» **TASK TO CARRY OUT**: Every line below should be copied exactly; drop the pictures.

^^^^

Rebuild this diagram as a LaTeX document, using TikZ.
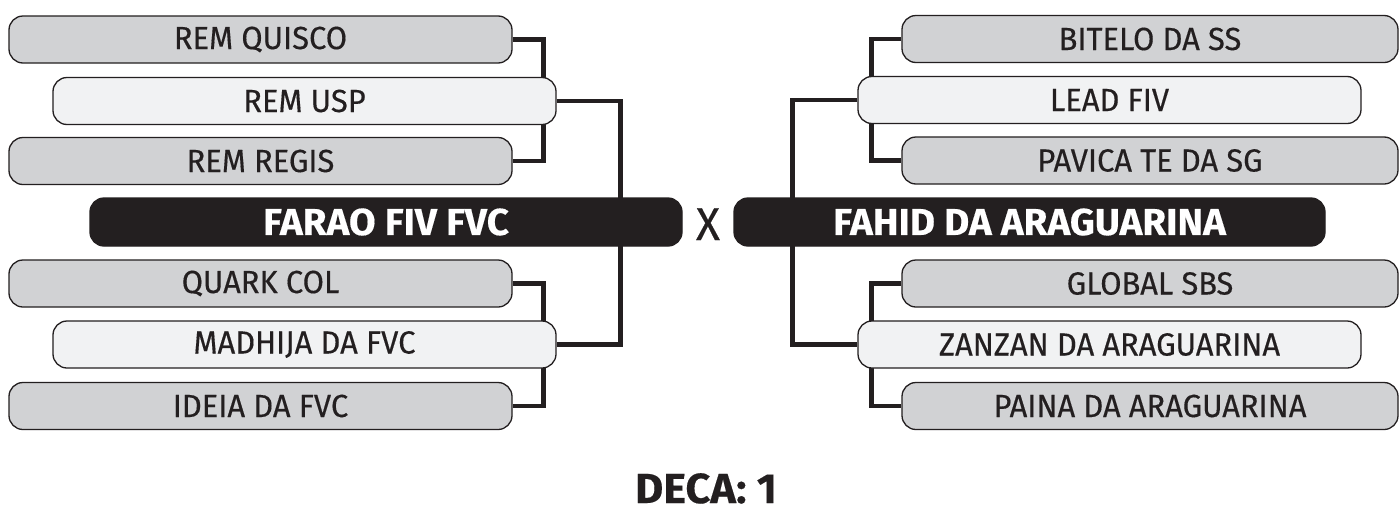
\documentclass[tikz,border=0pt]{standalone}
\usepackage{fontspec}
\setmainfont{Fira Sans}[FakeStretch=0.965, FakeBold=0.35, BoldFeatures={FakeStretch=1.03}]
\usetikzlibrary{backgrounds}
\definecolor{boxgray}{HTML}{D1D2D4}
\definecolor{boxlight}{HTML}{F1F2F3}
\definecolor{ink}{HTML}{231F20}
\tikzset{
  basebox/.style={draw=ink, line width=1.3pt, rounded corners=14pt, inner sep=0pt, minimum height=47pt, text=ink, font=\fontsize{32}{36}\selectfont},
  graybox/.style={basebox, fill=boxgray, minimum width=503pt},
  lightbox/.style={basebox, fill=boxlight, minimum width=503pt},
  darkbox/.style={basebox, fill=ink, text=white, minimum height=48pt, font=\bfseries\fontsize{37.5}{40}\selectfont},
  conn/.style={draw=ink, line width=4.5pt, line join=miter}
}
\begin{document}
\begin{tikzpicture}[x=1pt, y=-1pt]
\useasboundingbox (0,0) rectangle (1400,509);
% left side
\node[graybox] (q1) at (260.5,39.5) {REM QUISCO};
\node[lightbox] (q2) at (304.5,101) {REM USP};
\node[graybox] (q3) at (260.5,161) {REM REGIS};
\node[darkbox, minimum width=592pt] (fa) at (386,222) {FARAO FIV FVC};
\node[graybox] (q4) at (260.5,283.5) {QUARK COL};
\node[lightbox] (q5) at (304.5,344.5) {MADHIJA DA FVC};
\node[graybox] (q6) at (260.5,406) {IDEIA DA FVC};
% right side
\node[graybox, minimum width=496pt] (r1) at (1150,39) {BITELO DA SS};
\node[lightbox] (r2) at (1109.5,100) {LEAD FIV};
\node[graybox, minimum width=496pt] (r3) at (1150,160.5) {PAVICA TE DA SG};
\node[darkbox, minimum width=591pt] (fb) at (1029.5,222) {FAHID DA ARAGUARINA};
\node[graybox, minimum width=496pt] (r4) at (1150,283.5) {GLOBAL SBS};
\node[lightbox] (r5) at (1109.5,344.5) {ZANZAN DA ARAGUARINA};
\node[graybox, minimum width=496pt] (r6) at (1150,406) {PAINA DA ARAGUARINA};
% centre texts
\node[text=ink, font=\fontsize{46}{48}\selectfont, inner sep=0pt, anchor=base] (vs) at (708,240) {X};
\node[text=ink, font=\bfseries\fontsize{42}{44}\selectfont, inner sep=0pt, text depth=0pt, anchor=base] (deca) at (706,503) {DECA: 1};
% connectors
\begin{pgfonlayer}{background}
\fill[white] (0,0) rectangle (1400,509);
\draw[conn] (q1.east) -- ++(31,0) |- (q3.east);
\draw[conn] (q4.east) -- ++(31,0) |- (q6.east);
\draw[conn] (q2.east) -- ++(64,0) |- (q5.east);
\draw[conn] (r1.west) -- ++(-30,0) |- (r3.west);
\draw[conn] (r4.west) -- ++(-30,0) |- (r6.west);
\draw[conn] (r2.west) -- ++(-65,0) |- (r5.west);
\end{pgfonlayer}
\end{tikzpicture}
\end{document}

^^^^

» **ANSWER TO THIS TASK**:
Rebuild this diagram as a LaTeX document, using TikZ.
\documentclass[tikz,border=0pt]{standalone}
\usepackage{fontspec}
\setmainfont{Fira Sans}[FakeStretch=0.965, FakeBold=0.35, BoldFeatures={FakeStretch=1.03}]
\usetikzlibrary{backgrounds}
\definecolor{boxgray}{HTML}{D1D2D4}
\definecolor{boxlight}{HTML}{F1F2F3}
\definecolor{ink}{HTML}{231F20}
\tikzset{
  basebox/.style={draw=ink, line width=1.3pt, rounded corners=14pt, inner sep=0pt, minimum height=47pt, text=ink, font=\fontsize{32}{36}\selectfont},
  graybox/.style={basebox, fill=boxgray, minimum width=503pt},
  lightbox/.style={basebox, fill=boxlight, minimum width=503pt},
  darkbox/.style={basebox, fill=ink, text=white, minimum height=48pt, font=\bfseries\fontsize{37.5}{40}\selectfont},
  conn/.style={draw=ink, line width=4.5pt, line join=miter}
}
\begin{document}
\begin{tikzpicture}[x=1pt, y=-1pt]
\useasboundingbox (0,0) rectangle (1400,509);
% left side
\node[graybox] (q1) at (260.5,39.5) {REM QUISCO};
\node[lightbox] (q2) at (304.5,101) {REM USP};
\node[graybox] (q3) at (260.5,161) {REM REGIS};
\node[darkbox, minimum width=592pt] (fa) at (386,222) {FARAO FIV FVC};
\node[graybox] (q4) at (260.5,283.5) {QUARK COL};
\node[lightbox] (q5) at (304.5,344.5) {MADHIJA DA FVC};
\node[graybox] (q6) at (260.5,406) {IDEIA DA FVC};
% right side
\node[graybox, minimum width=496pt] (r1) at (1150,39) {BITELO DA SS};
\node[lightbox] (r2) at (1109.5,100) {LEAD FIV};
\node[graybox, minimum width=496pt] (r3) at (1150,160.5) {PAVICA TE DA SG};
\node[darkbox, minimum width=591pt] (fb) at (1029.5,222) {FAHID DA ARAGUARINA};
\node[graybox, minimum width=496pt] (r4) at (1150,283.5) {GLOBAL SBS};
\node[lightbox] (r5) at (1109.5,344.5) {ZANZAN DA ARAGUARINA};
\node[graybox, minimum width=496pt] (r6) at (1150,406) {PAINA DA ARAGUARINA};
% centre texts
\node[text=ink, font=\fontsize{46}{48}\selectfont, inner sep=0pt, anchor=base] (vs) at (708,240) {X};
\node[text=ink, font=\bfseries\fontsize{42}{44}\selectfont, inner sep=0pt, text depth=0pt, anchor=base] (deca) at (706,503) {DECA: 1};
% connectors
\begin{pgfonlayer}{background}
\fill[white] (0,0) rectangle (1400,509);
\draw[conn] (q1.east) -- ++(31,0) |- (q3.east);
\draw[conn] (q4.east) -- ++(31,0) |- (q6.east);
\draw[conn] (q2.east) -- ++(64,0) |- (q5.east);
\draw[conn] (r1.west) -- ++(-30,0) |- (r3.west);
\draw[conn] (r4.west) -- ++(-30,0) |- (r6.west);
\draw[conn] (r2.west) -- ++(-65,0) |- (r5.west);
\end{pgfonlayer}
\end{tikzpicture}
\end{document}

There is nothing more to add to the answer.